Note that this figure is the tons of physical biochar produced rather than the quantity of registered carbon credits from them – regardless of whether a biochar producer is selling credits, the physical char stores embodied carbon and represents carbon removed from the atmosphere. Adapting a phrase, if a tree gets pyrolyzed in a forest, and nobody registers the credit, it still does reflect removed carbon (and yes will probably make a sound 😉).

Contributions by Enhanced Rock Weathering in 2030

For ERW, the data are a bit more scant, though the Boston Consulting Group offers insights from their 2023 report on carbon removal. With a forecast that 33 megatons will be removed by the entire CDR industry in 2030, 9% of which is ERW, BCG’s result is that ~3 Megatons of CDR will be achieved by enhanced weathering in that year.

That said, I offer that there could be some upside to this – weathering rates and CO2 uptake rates are still under research. And it is possible that deployments may outpace estimates as of now.

The estimated gap

The sum total of those four methods that we have credible 2030 estimates for is 204 megatons to be removed in that year, leaving a gap of 56 megatons to be fulfilled by other methods or by outpacing the projected trajectories of the methods mentioned above.

How to make up a gap? 

  1. Bring additional methods to scale.

Marine CDR in 2030 could contribute to reducing the gap mentioned above, however it is challenging to estimate since most startups are not (yet!) reaching volume at the time of this writing. However, I agree that a suite of marine solutions could be enough to fill the gap (and more on that below) however, projecting into the future is a challenge.

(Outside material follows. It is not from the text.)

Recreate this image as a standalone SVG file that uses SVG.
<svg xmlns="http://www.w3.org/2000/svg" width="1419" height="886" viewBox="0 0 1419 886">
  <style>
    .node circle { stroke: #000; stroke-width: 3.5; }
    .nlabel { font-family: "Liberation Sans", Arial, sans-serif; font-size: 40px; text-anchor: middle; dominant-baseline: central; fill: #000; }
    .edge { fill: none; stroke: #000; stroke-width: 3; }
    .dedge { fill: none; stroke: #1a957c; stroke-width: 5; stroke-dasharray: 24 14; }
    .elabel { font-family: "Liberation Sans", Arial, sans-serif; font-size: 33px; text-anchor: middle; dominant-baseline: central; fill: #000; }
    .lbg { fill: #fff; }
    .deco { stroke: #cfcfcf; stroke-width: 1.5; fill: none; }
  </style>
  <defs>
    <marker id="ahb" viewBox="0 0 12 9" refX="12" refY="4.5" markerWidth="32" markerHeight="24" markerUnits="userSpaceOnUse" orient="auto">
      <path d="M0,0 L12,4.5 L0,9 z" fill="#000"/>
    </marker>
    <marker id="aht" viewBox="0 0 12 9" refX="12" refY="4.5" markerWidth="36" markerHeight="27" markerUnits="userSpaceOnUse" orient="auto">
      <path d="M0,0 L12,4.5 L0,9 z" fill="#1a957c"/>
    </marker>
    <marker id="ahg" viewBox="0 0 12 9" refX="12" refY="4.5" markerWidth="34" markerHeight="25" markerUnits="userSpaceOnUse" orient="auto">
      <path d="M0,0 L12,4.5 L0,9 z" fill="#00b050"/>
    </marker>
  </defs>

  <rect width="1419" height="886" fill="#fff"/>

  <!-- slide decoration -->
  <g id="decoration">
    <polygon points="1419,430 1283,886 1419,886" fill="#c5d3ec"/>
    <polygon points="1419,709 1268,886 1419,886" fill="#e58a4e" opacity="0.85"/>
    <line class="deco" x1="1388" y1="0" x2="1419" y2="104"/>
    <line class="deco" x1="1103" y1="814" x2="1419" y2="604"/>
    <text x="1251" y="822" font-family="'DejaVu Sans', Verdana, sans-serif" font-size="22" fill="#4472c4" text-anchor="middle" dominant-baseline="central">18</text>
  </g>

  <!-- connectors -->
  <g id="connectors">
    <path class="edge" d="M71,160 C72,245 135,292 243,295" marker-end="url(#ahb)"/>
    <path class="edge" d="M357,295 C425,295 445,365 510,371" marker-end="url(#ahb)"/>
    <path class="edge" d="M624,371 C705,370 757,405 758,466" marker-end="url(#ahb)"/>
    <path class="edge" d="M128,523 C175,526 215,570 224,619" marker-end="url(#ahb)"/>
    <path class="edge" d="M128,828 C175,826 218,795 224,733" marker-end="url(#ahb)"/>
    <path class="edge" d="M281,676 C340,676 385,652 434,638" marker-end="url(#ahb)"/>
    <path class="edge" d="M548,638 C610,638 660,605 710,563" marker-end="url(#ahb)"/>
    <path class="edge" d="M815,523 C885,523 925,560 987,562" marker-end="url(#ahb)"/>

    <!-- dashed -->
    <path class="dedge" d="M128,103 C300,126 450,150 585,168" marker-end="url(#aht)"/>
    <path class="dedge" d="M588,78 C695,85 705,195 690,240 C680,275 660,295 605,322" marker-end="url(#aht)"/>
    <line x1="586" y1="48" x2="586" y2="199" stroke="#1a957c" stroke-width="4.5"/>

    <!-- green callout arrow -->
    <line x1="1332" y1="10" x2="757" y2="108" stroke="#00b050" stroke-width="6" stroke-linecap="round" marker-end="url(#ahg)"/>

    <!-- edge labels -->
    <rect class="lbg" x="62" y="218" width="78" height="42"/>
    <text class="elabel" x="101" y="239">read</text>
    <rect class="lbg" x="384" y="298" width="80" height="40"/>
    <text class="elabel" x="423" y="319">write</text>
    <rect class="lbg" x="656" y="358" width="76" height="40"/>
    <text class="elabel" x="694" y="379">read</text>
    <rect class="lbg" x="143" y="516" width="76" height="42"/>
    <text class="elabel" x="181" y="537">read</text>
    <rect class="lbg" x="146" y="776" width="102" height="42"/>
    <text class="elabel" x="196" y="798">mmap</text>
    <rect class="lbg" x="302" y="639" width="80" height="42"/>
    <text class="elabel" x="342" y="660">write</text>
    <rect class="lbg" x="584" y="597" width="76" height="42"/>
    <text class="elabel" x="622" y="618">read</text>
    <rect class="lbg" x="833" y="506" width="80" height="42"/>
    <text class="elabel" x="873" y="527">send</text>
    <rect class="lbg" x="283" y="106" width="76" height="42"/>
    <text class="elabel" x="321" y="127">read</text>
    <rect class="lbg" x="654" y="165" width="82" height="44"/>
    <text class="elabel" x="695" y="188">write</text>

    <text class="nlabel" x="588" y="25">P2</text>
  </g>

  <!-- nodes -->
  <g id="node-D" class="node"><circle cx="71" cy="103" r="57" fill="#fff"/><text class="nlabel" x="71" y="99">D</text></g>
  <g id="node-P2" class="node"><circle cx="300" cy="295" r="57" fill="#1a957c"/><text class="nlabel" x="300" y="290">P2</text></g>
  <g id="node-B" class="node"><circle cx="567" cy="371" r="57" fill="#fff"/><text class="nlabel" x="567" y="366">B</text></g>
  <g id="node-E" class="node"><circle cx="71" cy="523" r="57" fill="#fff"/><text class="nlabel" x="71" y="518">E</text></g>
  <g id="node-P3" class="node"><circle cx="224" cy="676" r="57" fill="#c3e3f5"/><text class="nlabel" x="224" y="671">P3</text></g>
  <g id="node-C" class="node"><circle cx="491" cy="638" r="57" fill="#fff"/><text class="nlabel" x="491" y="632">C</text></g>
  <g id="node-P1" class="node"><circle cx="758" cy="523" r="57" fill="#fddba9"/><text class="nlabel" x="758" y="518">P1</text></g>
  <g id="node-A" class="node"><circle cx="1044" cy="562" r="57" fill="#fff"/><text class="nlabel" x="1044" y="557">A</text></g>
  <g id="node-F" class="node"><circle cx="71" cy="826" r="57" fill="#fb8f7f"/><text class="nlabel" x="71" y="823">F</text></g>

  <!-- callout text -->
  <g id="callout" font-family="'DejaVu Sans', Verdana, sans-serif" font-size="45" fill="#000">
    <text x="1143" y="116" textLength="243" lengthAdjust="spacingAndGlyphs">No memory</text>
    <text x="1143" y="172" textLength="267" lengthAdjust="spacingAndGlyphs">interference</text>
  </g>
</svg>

Fundamental research now in mCDR would set the stage for significant deliveries to take place in the year 2030 – particularly for Ocean Alkalinity Enhancement, or macroalgae sinking. BCG suggests a 100Mt in 2050 figure across all ocean methods, rather than offer a 2030 estimate.

Biomass burial and storage is also just now starting to gain a foothold, with over 180,000 tons sold and over 3,000 tons delivered at the time of this writing per CDR.FYI. This solution is scaling rapidly. Assuming that 75% of the 180k tons sold to date are delivered in 2024, and this grows at the same rate as biochar 3.6x every two years (yes, a big IF), then burial solutions would contribute 3M in 2030. 

 

2. Keep pushing to outpace the estimate of the four methods that I included above (BECCS, DAC, Biochar, and ERW). Growing any field of carbon removal is not inevitable, but rather the result of people researching, deploying, and learning how to efficiently advance the practice of removing excess atmospheric greenhouse gas. The ability to advance faster than forecasts is not fanciful – but happening for key climate technologies already. 

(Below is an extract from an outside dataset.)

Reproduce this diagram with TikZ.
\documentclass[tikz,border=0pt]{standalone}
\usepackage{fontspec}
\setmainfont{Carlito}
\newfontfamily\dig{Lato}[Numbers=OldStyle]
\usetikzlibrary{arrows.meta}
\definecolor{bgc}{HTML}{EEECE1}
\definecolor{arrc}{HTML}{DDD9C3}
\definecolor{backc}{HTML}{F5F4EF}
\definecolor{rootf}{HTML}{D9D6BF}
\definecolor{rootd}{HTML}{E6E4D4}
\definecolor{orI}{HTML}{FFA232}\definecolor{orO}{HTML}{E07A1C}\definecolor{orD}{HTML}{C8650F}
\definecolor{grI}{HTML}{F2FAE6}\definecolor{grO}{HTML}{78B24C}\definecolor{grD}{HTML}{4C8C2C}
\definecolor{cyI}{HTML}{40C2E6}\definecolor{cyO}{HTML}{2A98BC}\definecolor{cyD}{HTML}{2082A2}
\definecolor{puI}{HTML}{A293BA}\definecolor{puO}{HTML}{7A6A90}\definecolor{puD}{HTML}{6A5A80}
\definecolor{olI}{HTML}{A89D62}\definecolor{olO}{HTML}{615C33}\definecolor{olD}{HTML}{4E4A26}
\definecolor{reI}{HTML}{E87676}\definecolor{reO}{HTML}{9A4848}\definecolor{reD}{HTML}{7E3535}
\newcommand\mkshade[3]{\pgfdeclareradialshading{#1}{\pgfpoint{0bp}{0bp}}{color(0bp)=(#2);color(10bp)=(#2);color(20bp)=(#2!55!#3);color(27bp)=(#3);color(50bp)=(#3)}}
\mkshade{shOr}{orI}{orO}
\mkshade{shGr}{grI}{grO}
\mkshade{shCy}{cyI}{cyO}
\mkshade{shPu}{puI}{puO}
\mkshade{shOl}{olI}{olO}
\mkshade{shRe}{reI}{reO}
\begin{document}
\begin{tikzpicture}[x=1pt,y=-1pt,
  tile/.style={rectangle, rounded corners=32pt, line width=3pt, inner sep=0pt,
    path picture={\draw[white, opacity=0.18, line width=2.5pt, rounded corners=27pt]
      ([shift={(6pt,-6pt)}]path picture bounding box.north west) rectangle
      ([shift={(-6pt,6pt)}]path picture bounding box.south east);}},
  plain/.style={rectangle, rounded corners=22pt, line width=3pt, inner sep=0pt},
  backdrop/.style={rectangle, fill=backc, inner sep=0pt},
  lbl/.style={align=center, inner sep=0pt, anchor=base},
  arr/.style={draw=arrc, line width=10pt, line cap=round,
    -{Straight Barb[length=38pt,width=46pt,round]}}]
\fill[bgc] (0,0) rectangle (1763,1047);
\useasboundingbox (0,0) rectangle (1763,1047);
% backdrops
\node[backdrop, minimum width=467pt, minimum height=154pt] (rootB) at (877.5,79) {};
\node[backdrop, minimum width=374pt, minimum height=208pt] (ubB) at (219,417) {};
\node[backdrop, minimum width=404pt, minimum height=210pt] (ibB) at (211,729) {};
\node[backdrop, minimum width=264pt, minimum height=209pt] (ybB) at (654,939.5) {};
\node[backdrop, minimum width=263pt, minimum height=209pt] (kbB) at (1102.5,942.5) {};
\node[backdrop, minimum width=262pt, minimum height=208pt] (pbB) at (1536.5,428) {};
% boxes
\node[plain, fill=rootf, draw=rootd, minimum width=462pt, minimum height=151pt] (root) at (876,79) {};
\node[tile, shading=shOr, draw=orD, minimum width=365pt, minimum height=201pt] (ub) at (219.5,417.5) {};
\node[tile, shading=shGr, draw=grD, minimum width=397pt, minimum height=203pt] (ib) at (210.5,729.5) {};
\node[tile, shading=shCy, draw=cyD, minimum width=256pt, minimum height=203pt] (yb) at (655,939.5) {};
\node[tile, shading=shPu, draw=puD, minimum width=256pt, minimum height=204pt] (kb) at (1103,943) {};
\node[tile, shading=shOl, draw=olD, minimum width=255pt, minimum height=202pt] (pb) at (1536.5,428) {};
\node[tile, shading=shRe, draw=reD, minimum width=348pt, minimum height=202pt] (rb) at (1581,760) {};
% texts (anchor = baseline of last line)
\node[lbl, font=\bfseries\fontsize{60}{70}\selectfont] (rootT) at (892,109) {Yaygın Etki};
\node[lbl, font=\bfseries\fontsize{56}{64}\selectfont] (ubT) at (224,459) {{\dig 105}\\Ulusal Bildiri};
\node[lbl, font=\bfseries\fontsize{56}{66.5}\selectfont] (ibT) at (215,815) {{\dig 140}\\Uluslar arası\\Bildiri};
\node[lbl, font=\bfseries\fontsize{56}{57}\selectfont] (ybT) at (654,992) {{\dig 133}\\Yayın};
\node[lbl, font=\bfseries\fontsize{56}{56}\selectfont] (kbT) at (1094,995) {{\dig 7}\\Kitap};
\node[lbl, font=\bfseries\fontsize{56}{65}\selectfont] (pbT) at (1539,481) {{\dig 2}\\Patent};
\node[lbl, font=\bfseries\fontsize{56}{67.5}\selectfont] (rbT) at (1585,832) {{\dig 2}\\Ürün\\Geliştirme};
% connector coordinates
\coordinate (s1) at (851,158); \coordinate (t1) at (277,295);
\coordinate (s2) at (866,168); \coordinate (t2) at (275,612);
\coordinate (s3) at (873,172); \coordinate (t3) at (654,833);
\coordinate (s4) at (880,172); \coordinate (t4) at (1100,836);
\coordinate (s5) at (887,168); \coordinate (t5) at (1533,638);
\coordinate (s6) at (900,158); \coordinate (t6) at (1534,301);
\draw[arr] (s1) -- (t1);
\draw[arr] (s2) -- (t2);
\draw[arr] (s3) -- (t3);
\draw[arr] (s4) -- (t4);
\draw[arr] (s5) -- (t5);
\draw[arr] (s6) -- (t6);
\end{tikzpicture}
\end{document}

It is my belief that carbon removal can model the systemic adaptations present in these industries – innovations in financing, policy advancements, improved social license to operate through awareness and endorsement – leading to deployment and expansion beyond linear estimates. 

In other words, we can close the carbon removal gap – and despite the many challenges that carbon removal faces, that can happen sooner than anyone thinks today.

 

-Jason Grillo is a Co-Founder of AirMiners. Opinions expressed here are the author’s own and do not represent the position of any employer.